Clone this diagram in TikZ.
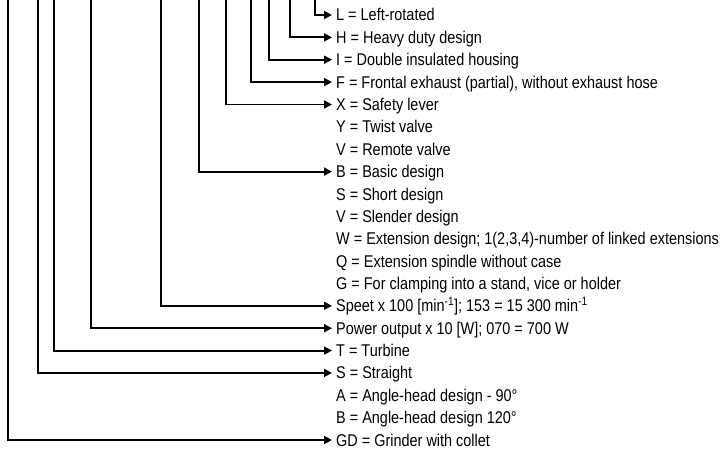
\documentclass[tikz,border=0pt]{standalone}
\usepackage{fontspec}
\setmainfont{Liberation Sans}[FakeStretch=0.85]
\usetikzlibrary{arrows.meta}

\begin{document}
\begin{tikzpicture}[
  x=1pt, y=-1pt,
  font=\fontsize{17}{20}\selectfont,
  entry/.style={
    anchor=west,
    inner sep=0pt,
    text height=12pt,
    text depth=0pt
  },
  arrow/.style={-{Triangle[length=8pt, width=8pt]}, line width=1.8pt}
]

  \useasboundingbox (0,0) rectangle (726,452);

  \node[entry] (left)      at (336,15.0)  {L = Left-rotated};
  \node[entry] (heavy)     at (336,37.4)  {H = Heavy duty design};
  \node[entry] (insulated) at (336,59.7)  {I = Double insulated housing};
  \node[entry] (frontal)   at (336,82.1)  {F = Frontal exhaust (partial), without exhaust hose};
  \node[entry] (lever)     at (336,104.5) {X = Safety lever};
  \node[entry] (twist)     at (336,126.9) {Y = Twist valve};
  \node[entry] (remote)    at (336,149.2) {V = Remote valve};
  \node[entry] (basic)     at (336,171.6) {B = Basic design};
  \node[entry] (short)     at (336,194.0) {S = Short design};
  \node[entry] (slender)   at (336,216.3) {V = Slender design};
  \node[entry] (extension) at (336,238.7) {W = Extension design; 1(2,3,4)-number of linked extensions};
  \node[entry] (spindle)   at (336,261.1) {Q = Extension spindle without case};
  \node[entry] (clamping)  at (336,283.4) {G = For clamping into a stand, vice or holder};
  \node[entry] (speed)     at (336,305.8) {Speet x 100 [min\textsuperscript{-1}]; 153 = 15 300 min\textsuperscript{-1}};
  \node[entry] (power)     at (336,328.2) {Power output x 10 [W]; 070 = 700 W};
  \node[entry] (turbine)   at (336,350.6) {T = Turbine};
  \node[entry] (straight)  at (336,372.9) {S = Straight};
  \node[entry] (angleA)    at (336,395.3) {A = Angle-head design - 90°};
  \node[entry] (angleB)    at (336,417.7) {B = Angle-head design 120°};
  \node[entry] (grinder)   at (336,440.0) {GD = Grinder with collet};

  \coordinate (GDTop)    at (8,0);
  \coordinate (STop)     at (37.7,0);
  \coordinate (TTop)     at (54,0);
  \coordinate (PowerTop) at (90.7,0);
  \coordinate (SpeedTop) at (161,0);
  \coordinate (BTop)     at (199,0);
  \coordinate (XTop)     at (226,0);
  \coordinate (FTop)     at (250.7,0);
  \coordinate (ITop)     at (269,0);
  \coordinate (HTop)     at (290,0);
  \coordinate (LTop)     at (315,0);

  \draw[arrow] (LTop)     |- ([xshift=-4pt]left.west);
  \draw[arrow] (HTop)     |- ([xshift=-4pt]heavy.west);
  \draw[arrow] (ITop)     |- ([xshift=-4pt]insulated.west);
  \draw[arrow] (FTop)     |- ([xshift=-4pt]frontal.west);
  \draw[arrow] (XTop)     |- ([xshift=-4pt]lever.west);
  \draw[arrow] (BTop)     |- ([xshift=-4pt]basic.west);
  \draw[arrow] (SpeedTop) |- ([xshift=-4pt]speed.west);
  \draw[arrow] (PowerTop) |- ([xshift=-4pt]power.west);
  \draw[arrow] (TTop)     |- ([xshift=-4pt]turbine.west);
  \draw[arrow] (STop)     |- ([xshift=-4pt]straight.west);
  \draw[arrow] (GDTop)    |- ([xshift=-4pt]grinder.west);

\end{tikzpicture}
\end{document}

--------------------------------

Return all of the data exactly as written, and drop the pictures.

Clone this diagram in TikZ.
\documentclass[tikz,border=0pt]{standalone}
\usepackage{fontspec}
\setmainfont{Liberation Sans}[FakeStretch=0.85]
\usetikzlibrary{arrows.meta}

\begin{document}
\begin{tikzpicture}[
  x=1pt, y=-1pt,
  font=\fontsize{17}{20}\selectfont,
  entry/.style={
    anchor=west,
    inner sep=0pt,
    text height=12pt,
    text depth=0pt
  },
  arrow/.style={-{Triangle[length=8pt, width=8pt]}, line width=1.8pt}
]

  \useasboundingbox (0,0) rectangle (726,452);

  \node[entry] (left)      at (336,15.0)  {L = Left-rotated};
  \node[entry] (heavy)     at (336,37.4)  {H = Heavy duty design};
  \node[entry] (insulated) at (336,59.7)  {I = Double insulated housing};
  \node[entry] (frontal)   at (336,82.1)  {F = Frontal exhaust (partial), without exhaust hose};
  \node[entry] (lever)     at (336,104.5) {X = Safety lever};
  \node[entry] (twist)     at (336,126.9) {Y = Twist valve};
  \node[entry] (remote)    at (336,149.2) {V = Remote valve};
  \node[entry] (basic)     at (336,171.6) {B = Basic design};
  \node[entry] (short)     at (336,194.0) {S = Short design};
  \node[entry] (slender)   at (336,216.3) {V = Slender design};
  \node[entry] (extension) at (336,238.7) {W = Extension design; 1(2,3,4)-number of linked extensions};
  \node[entry] (spindle)   at (336,261.1) {Q = Extension spindle without case};
  \node[entry] (clamping)  at (336,283.4) {G = For clamping into a stand, vice or holder};
  \node[entry] (speed)     at (336,305.8) {Speet x 100 [min\textsuperscript{-1}]; 153 = 15 300 min\textsuperscript{-1}};
  \node[entry] (power)     at (336,328.2) {Power output x 10 [W]; 070 = 700 W};
  \node[entry] (turbine)   at (336,350.6) {T = Turbine};
  \node[entry] (straight)  at (336,372.9) {S = Straight};
  \node[entry] (angleA)    at (336,395.3) {A = Angle-head design - 90°};
  \node[entry] (angleB)    at (336,417.7) {B = Angle-head design 120°};
  \node[entry] (grinder)   at (336,440.0) {GD = Grinder with collet};

  \coordinate (GDTop)    at (8,0);
  \coordinate (STop)     at (37.7,0);
  \coordinate (TTop)     at (54,0);
  \coordinate (PowerTop) at (90.7,0);
  \coordinate (SpeedTop) at (161,0);
  \coordinate (BTop)     at (199,0);
  \coordinate (XTop)     at (226,0);
  \coordinate (FTop)     at (250.7,0);
  \coordinate (ITop)     at (269,0);
  \coordinate (HTop)     at (290,0);
  \coordinate (LTop)     at (315,0);

  \draw[arrow] (LTop)     |- ([xshift=-4pt]left.west);
  \draw[arrow] (HTop)     |- ([xshift=-4pt]heavy.west);
  \draw[arrow] (ITop)     |- ([xshift=-4pt]insulated.west);
  \draw[arrow] (FTop)     |- ([xshift=-4pt]frontal.west);
  \draw[arrow] (XTop)     |- ([xshift=-4pt]lever.west);
  \draw[arrow] (BTop)     |- ([xshift=-4pt]basic.west);
  \draw[arrow] (SpeedTop) |- ([xshift=-4pt]speed.west);
  \draw[arrow] (PowerTop) |- ([xshift=-4pt]power.west);
  \draw[arrow] (TTop)     |- ([xshift=-4pt]turbine.west);
  \draw[arrow] (STop)     |- ([xshift=-4pt]straight.west);
  \draw[arrow] (GDTop)    |- ([xshift=-4pt]grinder.west);

\end{tikzpicture}
\end{document}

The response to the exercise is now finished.